Source code of charts

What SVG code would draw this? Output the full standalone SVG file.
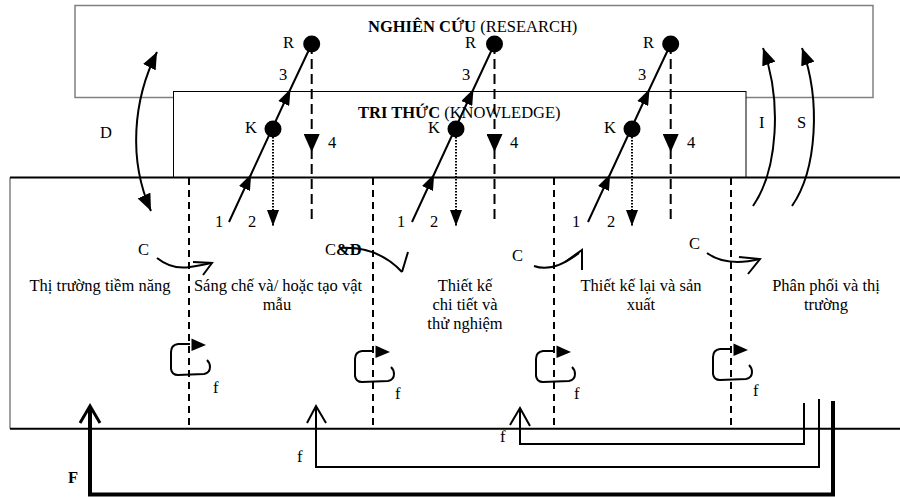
<svg xmlns="http://www.w3.org/2000/svg" width="900" height="497" viewBox="0 0 900 497">
<style>
text{font-family:"Liberation Serif","Times New Roman",serif;font-size:16.5px;fill:#000}
.b{font-weight:bold}
.mid{text-anchor:middle}
.ln{fill:none;stroke:#000;stroke-width:2}
.dash{fill:none;stroke:#000;stroke-width:2;stroke-dasharray:10 5}
.div{fill:none;stroke:#000;stroke-width:2;stroke-dasharray:7 5}
.dot{fill:none;stroke:#000;stroke-width:2;stroke-dasharray:1.5 1.5}
.open{fill:none;stroke:#000;stroke-width:2;stroke-linejoin:miter}
</style>
<defs>
<marker id="tri" viewBox="0 0 16 12" refX="16" refY="6" markerWidth="16" markerHeight="12" markerUnits="userSpaceOnUse" orient="auto"><path d="M0,0 L16,6 L0,12 z" fill="#000"/></marker>
<marker id="down" viewBox="0 0 18 16" refX="18" refY="8" markerWidth="18" markerHeight="16" markerUnits="userSpaceOnUse" orient="auto"><path d="M0,0 L18,8 L0,16 z" fill="#000"/></marker>
<marker id="big" viewBox="0 0 17 14" refX="17" refY="7" markerWidth="17" markerHeight="14" markerUnits="userSpaceOnUse" orient="auto-start-reverse"><path d="M0,0 L17,7 L0,14 z" fill="#000"/></marker>
<g id="loop">
<path d="M1,-1 L-11,-1 Q-18,0 -18,7 L-18,24 Q-17,30 -11,30 L15,29 Q21,28 21,22 Q21,18 18,15" fill="none" stroke="#000" stroke-width="2"/>
<path d="M2.5,-6.5 L17,0 L2.5,6" fill="#000"/>
</g>
</defs>

<g id="research">
<rect x="75" y="5.5" width="798" height="92" fill="#fff" stroke="#808080" stroke-width="1.5"/>
<text x="368" y="32"><tspan class="b">NGHIÊN CỨU </tspan>(RESEARCH)</text>
</g>

<g id="knowledge">
<rect x="173.5" y="91.5" width="572.5" height="86" fill="#fff" stroke="#000" stroke-width="1"/>
<text x="358" y="118"><tspan class="b">TRI THỨC </tspan>(KNOWLEDGE)</text>
</g>

<g id="market">
<path d="M10,177.5 L10,428.7" fill="none" stroke="#808080" stroke-width="1.5"/>
<path d="M10,177.5 L900,177.5 M10,428.7 L900,428.7" class="ln"/>
<path d="M189,178 L189,428 M373,178 L373,428 M554,178 L554,428 M731,178 L731,428" class="div"/>
</g>

<g id="stage-1"><text class="mid" x="100" y="291">Thị trường tiềm năng</text></g>
<g id="stage-2"><text class="mid" x="278" y="291">Sáng chế và/ hoặc tạo vật</text><text class="mid" x="277" y="310">mẫu</text></g>
<g id="stage-3"><text class="mid" x="465" y="291">Thiết kế</text><text class="mid" x="465" y="310">chi tiết và</text><text class="mid" x="465" y="329">thử nghiệm</text></g>
<g id="stage-4"><text class="mid" x="641" y="291">Thiết kế lại và sản</text><text class="mid" x="641" y="310">xuất</text></g>
<g id="stage-5"><text class="mid" x="826" y="291">Phân phối và thị</text><text class="mid" x="826" y="310">trường</text></g>

<g id="chain-1">
<circle cx="311.7" cy="44" r="8.5" fill="#000"/>
<circle cx="273" cy="129" r="8.5" fill="#000"/>
<text x="283" y="48">R</text><text x="279" y="80">3</text><text x="245" y="133">K</text><text x="328" y="148">4</text><text x="215" y="227">1</text><text x="248" y="227">2</text>
</g>
<g id="chain-2">
<circle cx="494.5" cy="44" r="8.5" fill="#000"/>
<circle cx="456" cy="129" r="8.5" fill="#000"/>
<text x="465" y="48">R</text><text x="462" y="80">3</text><text x="428" y="133">K</text><text x="510" y="148">4</text><text x="397" y="227">1</text><text x="430" y="227">2</text>
</g>
<g id="chain-3">
<circle cx="670.7" cy="44" r="8.5" fill="#000"/>
<circle cx="632" cy="129" r="8.5" fill="#000"/>
<text x="643" y="48">R</text><text x="638" y="80">3</text><text x="604" y="133">K</text><text x="687" y="148">4</text><text x="572" y="227">1</text><text x="607" y="227">2</text>
</g>

<g id="connectors">
<path class="ln" d="M229,222 L251.2,174 L290.5,89 L311.7,44" marker-mid="url(#tri)"/>
<path class="ln" d="M412,222 L434.2,174 L473.5,89 L494.5,44" marker-mid="url(#tri)"/>
<path class="ln" d="M588,222 L610.2,174 L649.5,89 L670.7,44" marker-mid="url(#tri)"/>
<path class="dash" d="M311.7,44 L311.7,152 L311.7,222" marker-mid="url(#down)"/>
<path class="dash" d="M494.5,44 L494.5,152 L494.5,222" marker-mid="url(#down)"/>
<path class="dash" d="M670.7,44 L670.7,152 L670.7,222" marker-mid="url(#down)"/>
<path class="dot" d="M273,137 L273,226" marker-end="url(#tri)"/>
<path class="dot" d="M456,137 L456,226" marker-end="url(#tri)"/>
<path class="dot" d="M632,137 L632,226" marker-end="url(#tri)"/>

<path class="ln" d="M157,52 C133,100 128,160 151,211" marker-start="url(#big)" marker-end="url(#big)"/>
<path class="ln" d="M753,206 C778,170 782,100 763,48" marker-end="url(#big)"/>
<path class="ln" d="M792,206 C817,170 821,100 802,48" marker-end="url(#big)"/>

<path class="ln" d="M157,258 Q172,270 190,267 Q203,265 211,263"/>
<polyline class="open" points="193,262 212,263 203,275"/>
<path class="ln" d="M340,248 Q378,246 402,272" stroke-width="2.5"/>
<polyline class="open" points="402,272 408,252" stroke-width="2.5"/>
<path class="ln" d="M534,266 Q553,273 579,253"/>
<polyline class="open" points="565,262 582,250 582,270"/>
<path class="ln" d="M707,253 Q726,267 760,259"/>
<polyline class="open" points="739,257 760,259 748,274"/>

<use href="#loop" x="189" y="345"/>
<use href="#loop" x="373" y="352"/>
<use href="#loop" x="554" y="352"/>
<use href="#loop" x="731" y="350"/>

<path d="M90,407 L90,494.5 L833,494.5 L833,401" fill="none" stroke="#000" stroke-width="4"/>
<polyline points="80,423 90,406 100,423" fill="none" stroke="#000" stroke-width="3"/>
<path class="ln" d="M316,407 L316,467 L819,467 L819,399"/>
<polyline class="open" points="307,423 316,406 326,423"/>
<path class="ln" d="M520,410 L520,444 L804,444 L804,403"/>
<polyline class="open" points="510,425 520,408 530,426"/>
</g>

<g id="labels">
<text x="100" y="138">D</text>
<text x="759" y="128">I</text>
<text x="797" y="128">S</text>
<text x="138" y="255">C</text>
<text x="325" y="255">C<tspan class="b">&amp;D</tspan></text>
<text x="512" y="261">C</text>
<text x="689" y="249">C</text>
<text x="213" y="393">f</text>
<text x="395" y="399">f</text>
<text x="574" y="399">f</text>
<text x="753" y="396">f</text>
<text x="297" y="462">f</text>
<text x="500" y="442">f</text>
<text class="b" x="68" y="483">F</text>
</g>
</svg>
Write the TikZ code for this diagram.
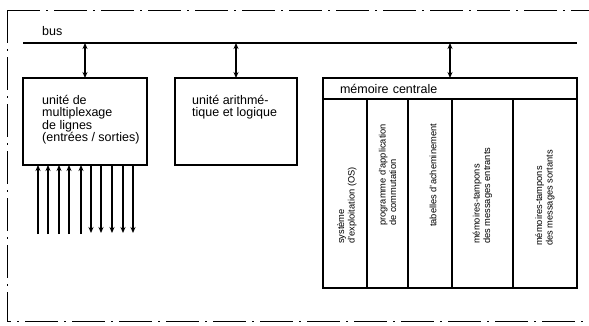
\documentclass[tikz,border=0pt]{standalone}
\usepackage{fontspec}
\setmainfont{Liberation Sans}
\usepackage{tikz}
\usetikzlibrary{arrows.meta, positioning}

\begin{document}
\begin{tikzpicture}[
    x=1pt, y=-1pt,
    % styles for the boxes, texts and lines
    box/.style = {rectangle, draw, line width=1.6pt, inner sep=0pt, outer sep=0pt, minimum height=87pt},
    cell/.style = {rectangle, draw, line width=1.2pt, inner sep=0pt, outer sep=0pt, minimum height=189pt, anchor=north west},
    txt/.style = {align=left, inner sep=0pt, font=\fontsize{12.5}{12.5}\selectfont},
    coltxt/.style = {rotate=90, anchor=west, align=left, inner sep=0pt, font=\fontsize{9.3}{10.5}\selectfont},
    busline/.style = {line width=2pt},
    biarrow/.style = {line width=1.3pt, {Stealth[length=6pt,width=5pt]}-{Stealth[length=6pt,width=5pt]}},
    sig/.style = {line width=1.3pt, -{Stealth[length=6pt,width=5pt]}},
    frame/.style = {line width=0.9pt, dash pattern=on 33pt off 6pt on 2pt off 6pt}
]
    \useasboundingbox (0,0) rectangle (589,325);

    % outer dash-dot frame
    \draw[frame] (7,10) -- (589,10);
    \draw[frame] (7,10) -- (7,321) -- (589,321);

    % bus
    \coordinate (busL) at (23,43);
    \coordinate (busR) at (577,43);
    \draw[busline] (busL) -- (busR);
    \node[txt, anchor=base west] (buslbl) at (42,35) {bus};

    % 1. the three units
    \node[box, minimum width=124pt, anchor=north west] (mux) at (23,78) {};
    \node[box, minimum width=122pt, right=28pt of mux] (alu) {};
    \node[rectangle, draw, line width=1.6pt, outer sep=0pt, inner xsep=17pt, inner ysep=0pt,
          minimum height=21pt, text width=220pt, align=left, font=\fontsize{12.5}{12.5}\selectfont,
          right=26pt of alu.north east, anchor=north west] (mem) {mémoire centrale};

    \node[txt, anchor=north west] (muxtxt) at ([xshift=19pt,yshift=-17pt]mux.north west)
        {unité de\\multiplexage\\de lignes\\(entrées / sorties)};
    \node[txt, anchor=north west] (alutxt) at ([xshift=17pt,yshift=-17pt]alu.north west)
        {unité arithmé-\\tique et logique};

    % 2. columns of the central memory
    \node[cell, minimum width=44pt] (c1) at (mem.south west) {};
    \node[cell, minimum width=41pt] (c2) at (c1.north east) {};
    \node[cell, minimum width=44pt] (c3) at (c2.north east) {};
    \node[cell, minimum width=61pt] (c4) at (c3.north east) {};
    \node[cell, minimum width=64pt] (c5) at (c4.north east) {};

    \node[coltxt] (os)   at ([xshift=2pt,yshift=44pt]c1.south) {système\\d'exploitation (OS)};
    \node[coltxt] (prog) at ([yshift=62pt]c2.south) {programme d'application\\de commutation};
    \node[coltxt] (tab)  at ([xshift=3pt,yshift=61pt]c3.south) {tabelles d'acheminement};
    \node[coltxt] (mte)  at ([yshift=44pt]c4.south) {mémoires-tampons\\des messages entrants};
    \node[coltxt] (mts)  at ([yshift=42pt]c5.south) {mémoires-tampons\\des messages sortants};

    % 3. links to the bus
    \draw[biarrow] (mux.north |- busL) -- (mux.north);
    \draw[biarrow] (alu.north |- busL) -- (alu.north);
    \draw[biarrow] (mem.north |- busL) -- (mem.north);

    % 4. lines in and out
    \foreach \x in {38,48,59,69,81} {
        \coordinate (lin) at (\x,234);
        \draw[sig] (lin) -- (lin |- mux.south);
    }
    \foreach \x in {91,101,112,123,133} {
        \coordinate (lout) at (\x,233);
        \draw[sig] (lout |- mux.south) -- (lout);
    }

\end{tikzpicture}
\end{document}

● The request
Among the entries above, take the lines from the one with "Write the TikZ code for this diagram." through the one with "right=26pt of alu.north" and retype them exactly, leaving out the pictures.

● Task output
Write the TikZ code for this diagram.
\documentclass[tikz,border=0pt]{standalone}
\usepackage{fontspec}
\setmainfont{Liberation Sans}
\usepackage{tikz}
\usetikzlibrary{arrows.meta, positioning}

\begin{document}
\begin{tikzpicture}[
    x=1pt, y=-1pt,
    % styles for the boxes, texts and lines
    box/.style = {rectangle, draw, line width=1.6pt, inner sep=0pt, outer sep=0pt, minimum height=87pt},
    cell/.style = {rectangle, draw, line width=1.2pt, inner sep=0pt, outer sep=0pt, minimum height=189pt, anchor=north west},
    txt/.style = {align=left, inner sep=0pt, font=\fontsize{12.5}{12.5}\selectfont},
    coltxt/.style = {rotate=90, anchor=west, align=left, inner sep=0pt, font=\fontsize{9.3}{10.5}\selectfont},
    busline/.style = {line width=2pt},
    biarrow/.style = {line width=1.3pt, {Stealth[length=6pt,width=5pt]}-{Stealth[length=6pt,width=5pt]}},
    sig/.style = {line width=1.3pt, -{Stealth[length=6pt,width=5pt]}},
    frame/.style = {line width=0.9pt, dash pattern=on 33pt off 6pt on 2pt off 6pt}
]
    \useasboundingbox (0,0) rectangle (589,325);

    % outer dash-dot frame
    \draw[frame] (7,10) -- (589,10);
    \draw[frame] (7,10) -- (7,321) -- (589,321);

    % bus
    \coordinate (busL) at (23,43);
    \coordinate (busR) at (577,43);
    \draw[busline] (busL) -- (busR);
    \node[txt, anchor=base west] (buslbl) at (42,35) {bus};

    % 1. the three units
    \node[box, minimum width=124pt, anchor=north west] (mux) at (23,78) {};
    \node[box, minimum width=122pt, right=28pt of mux] (alu) {};
    \node[rectangle, draw, line width=1.6pt, outer sep=0pt, inner xsep=17pt, inner ysep=0pt,
          minimum height=21pt, text width=220pt, align=left, font=\fontsize{12.5}{12.5}\selectfont,
          right=26pt of alu.north east, anchor=north west] (mem) {mémoire centrale};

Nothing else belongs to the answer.